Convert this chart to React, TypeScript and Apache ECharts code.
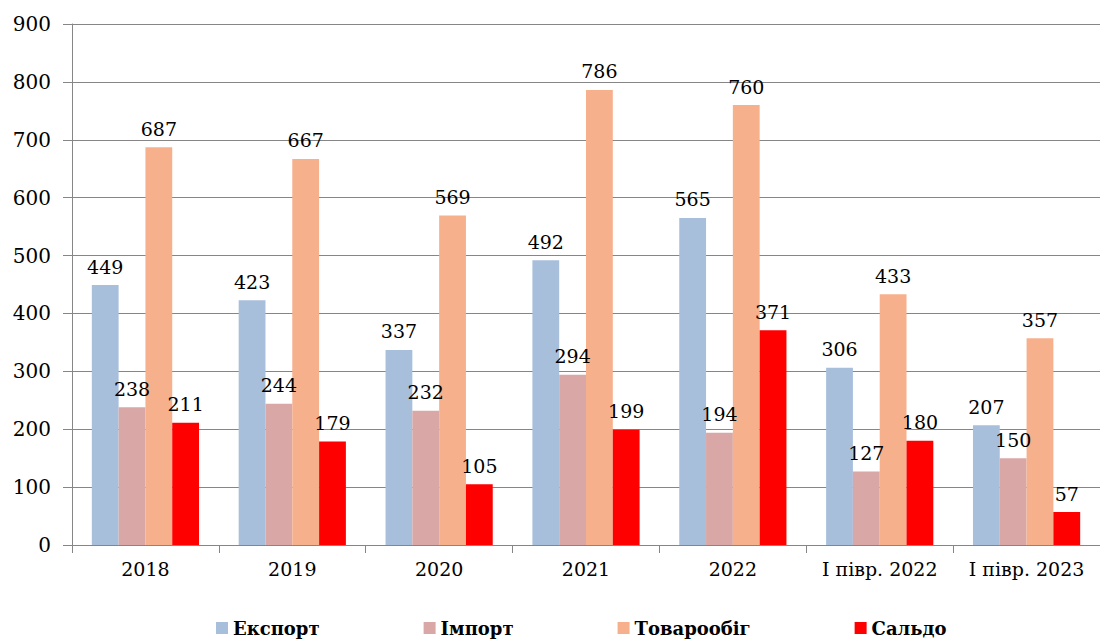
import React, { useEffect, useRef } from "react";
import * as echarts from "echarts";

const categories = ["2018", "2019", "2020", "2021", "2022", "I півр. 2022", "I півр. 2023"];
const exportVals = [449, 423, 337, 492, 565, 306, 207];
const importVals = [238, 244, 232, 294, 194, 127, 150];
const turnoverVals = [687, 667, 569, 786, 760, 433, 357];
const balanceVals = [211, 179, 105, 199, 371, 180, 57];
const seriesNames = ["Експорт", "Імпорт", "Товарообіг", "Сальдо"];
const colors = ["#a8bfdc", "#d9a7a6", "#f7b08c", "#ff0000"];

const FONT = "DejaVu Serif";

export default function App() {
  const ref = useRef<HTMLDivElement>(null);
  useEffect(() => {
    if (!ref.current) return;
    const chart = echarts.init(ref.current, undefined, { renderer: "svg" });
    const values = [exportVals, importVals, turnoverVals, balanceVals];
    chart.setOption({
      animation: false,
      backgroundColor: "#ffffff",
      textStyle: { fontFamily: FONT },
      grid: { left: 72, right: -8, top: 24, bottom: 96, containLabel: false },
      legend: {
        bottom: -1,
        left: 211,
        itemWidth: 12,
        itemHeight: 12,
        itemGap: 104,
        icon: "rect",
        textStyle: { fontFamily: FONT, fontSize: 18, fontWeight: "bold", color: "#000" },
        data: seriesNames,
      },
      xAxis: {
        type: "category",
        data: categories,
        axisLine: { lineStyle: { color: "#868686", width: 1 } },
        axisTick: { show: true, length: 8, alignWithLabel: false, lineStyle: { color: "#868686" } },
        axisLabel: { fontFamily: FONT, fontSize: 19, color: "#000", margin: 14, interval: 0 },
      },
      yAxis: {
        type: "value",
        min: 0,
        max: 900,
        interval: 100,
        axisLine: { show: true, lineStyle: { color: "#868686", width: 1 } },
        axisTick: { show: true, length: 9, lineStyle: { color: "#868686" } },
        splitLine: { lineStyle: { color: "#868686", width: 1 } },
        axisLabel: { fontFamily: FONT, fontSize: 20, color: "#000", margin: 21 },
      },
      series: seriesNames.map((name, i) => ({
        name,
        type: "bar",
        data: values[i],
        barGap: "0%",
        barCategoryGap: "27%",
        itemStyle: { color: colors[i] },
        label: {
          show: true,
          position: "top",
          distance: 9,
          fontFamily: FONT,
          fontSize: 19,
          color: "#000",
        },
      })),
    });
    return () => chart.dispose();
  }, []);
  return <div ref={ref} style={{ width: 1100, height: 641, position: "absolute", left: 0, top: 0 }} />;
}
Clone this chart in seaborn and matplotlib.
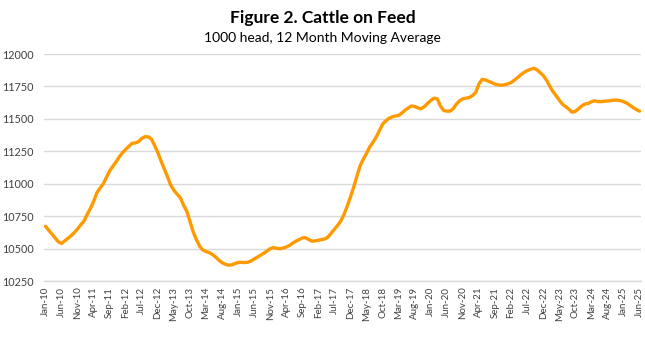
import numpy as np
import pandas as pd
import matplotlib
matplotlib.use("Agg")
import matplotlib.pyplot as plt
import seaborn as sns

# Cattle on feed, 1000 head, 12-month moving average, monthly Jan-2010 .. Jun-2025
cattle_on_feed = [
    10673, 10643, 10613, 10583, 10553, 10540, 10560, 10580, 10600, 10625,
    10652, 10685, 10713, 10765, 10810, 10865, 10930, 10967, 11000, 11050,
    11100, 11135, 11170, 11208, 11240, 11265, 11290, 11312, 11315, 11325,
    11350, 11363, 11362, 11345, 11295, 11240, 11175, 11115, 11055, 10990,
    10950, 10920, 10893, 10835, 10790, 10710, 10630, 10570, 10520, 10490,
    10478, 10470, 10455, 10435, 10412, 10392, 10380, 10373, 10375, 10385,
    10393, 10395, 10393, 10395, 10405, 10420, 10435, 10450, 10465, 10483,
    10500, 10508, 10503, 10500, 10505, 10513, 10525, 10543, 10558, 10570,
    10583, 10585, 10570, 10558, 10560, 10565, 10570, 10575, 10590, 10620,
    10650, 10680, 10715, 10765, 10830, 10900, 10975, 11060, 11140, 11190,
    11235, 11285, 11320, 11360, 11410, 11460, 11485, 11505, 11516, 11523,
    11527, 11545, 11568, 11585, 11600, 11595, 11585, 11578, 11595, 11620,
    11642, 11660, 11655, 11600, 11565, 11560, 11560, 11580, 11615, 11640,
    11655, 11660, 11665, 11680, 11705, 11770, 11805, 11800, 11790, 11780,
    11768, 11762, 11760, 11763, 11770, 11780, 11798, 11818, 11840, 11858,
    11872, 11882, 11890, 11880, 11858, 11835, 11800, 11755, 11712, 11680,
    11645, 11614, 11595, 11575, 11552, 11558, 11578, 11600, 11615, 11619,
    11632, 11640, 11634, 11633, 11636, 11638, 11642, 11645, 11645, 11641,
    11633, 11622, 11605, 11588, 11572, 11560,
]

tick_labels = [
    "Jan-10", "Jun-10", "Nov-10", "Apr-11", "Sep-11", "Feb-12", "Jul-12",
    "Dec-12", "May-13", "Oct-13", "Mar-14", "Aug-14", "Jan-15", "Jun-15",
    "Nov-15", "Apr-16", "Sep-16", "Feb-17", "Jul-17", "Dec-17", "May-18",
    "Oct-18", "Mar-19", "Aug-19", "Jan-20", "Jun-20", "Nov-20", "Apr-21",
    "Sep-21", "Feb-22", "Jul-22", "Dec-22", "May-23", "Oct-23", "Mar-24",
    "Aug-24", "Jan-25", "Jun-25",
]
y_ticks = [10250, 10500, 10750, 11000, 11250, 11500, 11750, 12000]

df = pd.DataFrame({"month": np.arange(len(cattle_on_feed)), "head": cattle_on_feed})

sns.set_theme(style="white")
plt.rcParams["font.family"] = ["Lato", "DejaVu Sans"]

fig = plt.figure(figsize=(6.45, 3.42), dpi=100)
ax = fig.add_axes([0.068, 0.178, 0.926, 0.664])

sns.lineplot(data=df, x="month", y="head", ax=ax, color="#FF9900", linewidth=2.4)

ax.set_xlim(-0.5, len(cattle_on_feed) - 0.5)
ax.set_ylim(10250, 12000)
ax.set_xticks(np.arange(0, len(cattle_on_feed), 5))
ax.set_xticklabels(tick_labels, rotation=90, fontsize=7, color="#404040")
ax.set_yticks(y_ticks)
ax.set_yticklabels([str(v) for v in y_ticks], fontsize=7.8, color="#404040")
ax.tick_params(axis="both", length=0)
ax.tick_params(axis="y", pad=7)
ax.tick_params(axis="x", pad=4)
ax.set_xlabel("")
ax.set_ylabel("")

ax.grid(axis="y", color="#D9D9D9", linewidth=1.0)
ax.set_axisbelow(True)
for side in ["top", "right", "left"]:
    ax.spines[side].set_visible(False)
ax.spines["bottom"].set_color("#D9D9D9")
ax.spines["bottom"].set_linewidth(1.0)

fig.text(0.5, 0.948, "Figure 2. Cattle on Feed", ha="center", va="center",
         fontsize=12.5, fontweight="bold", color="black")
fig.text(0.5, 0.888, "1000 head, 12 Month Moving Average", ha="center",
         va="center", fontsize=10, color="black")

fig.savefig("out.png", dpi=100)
* * * * * * * * *
Repeat the records above verbatim, with no pictures in the result.

Exercise answer =
Convert this chart to React, TypeScript and Apache ECharts code.
import React, { useEffect, useRef } from "react";
import * as echarts from "echarts";

const categories = ["2018", "2019", "2020", "2021", "2022", "I півр. 2022", "I півр. 2023"];
const exportVals = [449, 423, 337, 492, 565, 306, 207];
const importVals = [238, 244, 232, 294, 194, 127, 150];
const turnoverVals = [687, 667, 569, 786, 760, 433, 357];
const balanceVals = [211, 179, 105, 199, 371, 180, 57];
const seriesNames = ["Експорт", "Імпорт", "Товарообіг", "Сальдо"];
const colors = ["#a8bfdc", "#d9a7a6", "#f7b08c", "#ff0000"];

const FONT = "DejaVu Serif";

export default function App() {
  const ref = useRef<HTMLDivElement>(null);
  useEffect(() => {
    if (!ref.current) return;
    const chart = echarts.init(ref.current, undefined, { renderer: "svg" });
    const values = [exportVals, importVals, turnoverVals, balanceVals];
    chart.setOption({
      animation: false,
      backgroundColor: "#ffffff",
      textStyle: { fontFamily: FONT },
      grid: { left: 72, right: -8, top: 24, bottom: 96, containLabel: false },
      legend: {
        bottom: -1,
        left: 211,
        itemWidth: 12,
        itemHeight: 12,
        itemGap: 104,
        icon: "rect",
        textStyle: { fontFamily: FONT, fontSize: 18, fontWeight: "bold", color: "#000" },
        data: seriesNames,
      },
      xAxis: {
        type: "category",
        data: categories,
        axisLine: { lineStyle: { color: "#868686", width: 1 } },
        axisTick: { show: true, length: 8, alignWithLabel: false, lineStyle: { color: "#868686" } },
        axisLabel: { fontFamily: FONT, fontSize: 19, color: "#000", margin: 14, interval: 0 },
      },
      yAxis: {
        type: "value",
        min: 0,
        max: 900,
        interval: 100,
        axisLine: { show: true, lineStyle: { color: "#868686", width: 1 } },
        axisTick: { show: true, length: 9, lineStyle: { color: "#868686" } },
        splitLine: { lineStyle: { color: "#868686", width: 1 } },
        axisLabel: { fontFamily: FONT, fontSize: 20, color: "#000", margin: 21 },
      },
      series: seriesNames.map((name, i) => ({
        name,
        type: "bar",
        data: values[i],
        barGap: "0%",
        barCategoryGap: "27%",
        itemStyle: { color: colors[i] },
        label: {
          show: true,
          position: "top",
          distance: 9,
          fontFamily: FONT,
          fontSize: 19,
          color: "#000",
        },
      })),
    });
    return () => chart.dispose();
  }, []);
  return <div ref={ref} style={{ width: 1100, height: 641, position: "absolute", left: 0, top: 0 }} />;
}
Clone this chart in seaborn and matplotlib.
import numpy as np
import pandas as pd
import matplotlib
matplotlib.use("Agg")
import matplotlib.pyplot as plt
import seaborn as sns

# Cattle on feed, 1000 head, 12-month moving average, monthly Jan-2010 .. Jun-2025
cattle_on_feed = [
    10673, 10643, 10613, 10583, 10553, 10540, 10560, 10580, 10600, 10625,
    10652, 10685, 10713, 10765, 10810, 10865, 10930, 10967, 11000, 11050,
    11100, 11135, 11170, 11208, 11240, 11265, 11290, 11312, 11315, 11325,
    11350, 11363, 11362, 11345, 11295, 11240, 11175, 11115, 11055, 10990,
    10950, 10920, 10893, 10835, 10790, 10710, 10630, 10570, 10520, 10490,
    10478, 10470, 10455, 10435, 10412, 10392, 10380, 10373, 10375, 10385,
    10393, 10395, 10393, 10395, 10405, 10420, 10435, 10450, 10465, 10483,
    10500, 10508, 10503, 10500, 10505, 10513, 10525, 10543, 10558, 10570,
    10583, 10585, 10570, 10558, 10560, 10565, 10570, 10575, 10590, 10620,
    10650, 10680, 10715, 10765, 10830, 10900, 10975, 11060, 11140, 11190,
    11235, 11285, 11320, 11360, 11410, 11460, 11485, 11505, 11516, 11523,
    11527, 11545, 11568, 11585, 11600, 11595, 11585, 11578, 11595, 11620,
    11642, 11660, 11655, 11600, 11565, 11560, 11560, 11580, 11615, 11640,
    11655, 11660, 11665, 11680, 11705, 11770, 11805, 11800, 11790, 11780,
    11768, 11762, 11760, 11763, 11770, 11780, 11798, 11818, 11840, 11858,
    11872, 11882, 11890, 11880, 11858, 11835, 11800, 11755, 11712, 11680,
    11645, 11614, 11595, 11575, 11552, 11558, 11578, 11600, 11615, 11619,
    11632, 11640, 11634, 11633, 11636, 11638, 11642, 11645, 11645, 11641,
    11633, 11622, 11605, 11588, 11572, 11560,
]

tick_labels = [
    "Jan-10", "Jun-10", "Nov-10", "Apr-11", "Sep-11", "Feb-12", "Jul-12",
    "Dec-12", "May-13", "Oct-13", "Mar-14", "Aug-14", "Jan-15", "Jun-15",
    "Nov-15", "Apr-16", "Sep-16", "Feb-17", "Jul-17", "Dec-17", "May-18",
    "Oct-18", "Mar-19", "Aug-19", "Jan-20", "Jun-20", "Nov-20", "Apr-21",
    "Sep-21", "Feb-22", "Jul-22", "Dec-22", "May-23", "Oct-23", "Mar-24",
    "Aug-24", "Jan-25", "Jun-25",
]
y_ticks = [10250, 10500, 10750, 11000, 11250, 11500, 11750, 12000]

df = pd.DataFrame({"month": np.arange(len(cattle_on_feed)), "head": cattle_on_feed})

sns.set_theme(style="white")
plt.rcParams["font.family"] = ["Lato", "DejaVu Sans"]

fig = plt.figure(figsize=(6.45, 3.42), dpi=100)
ax = fig.add_axes([0.068, 0.178, 0.926, 0.664])

sns.lineplot(data=df, x="month", y="head", ax=ax, color="#FF9900", linewidth=2.4)

ax.set_xlim(-0.5, len(cattle_on_feed) - 0.5)
ax.set_ylim(10250, 12000)
ax.set_xticks(np.arange(0, len(cattle_on_feed), 5))
ax.set_xticklabels(tick_labels, rotation=90, fontsize=7, color="#404040")
ax.set_yticks(y_ticks)
ax.set_yticklabels([str(v) for v in y_ticks], fontsize=7.8, color="#404040")
ax.tick_params(axis="both", length=0)
ax.tick_params(axis="y", pad=7)
ax.tick_params(axis="x", pad=4)
ax.set_xlabel("")
ax.set_ylabel("")

ax.grid(axis="y", color="#D9D9D9", linewidth=1.0)
ax.set_axisbelow(True)
for side in ["top", "right", "left"]:
    ax.spines[side].set_visible(False)
ax.spines["bottom"].set_color("#D9D9D9")
ax.spines["bottom"].set_linewidth(1.0)

fig.text(0.5, 0.948, "Figure 2. Cattle on Feed", ha="center", va="center",
         fontsize=12.5, fontweight="bold", color="black")
fig.text(0.5, 0.888, "1000 head, 12 Month Moving Average", ha="center",
         va="center", fontsize=10, color="black")

fig.savefig("out.png", dpi=100)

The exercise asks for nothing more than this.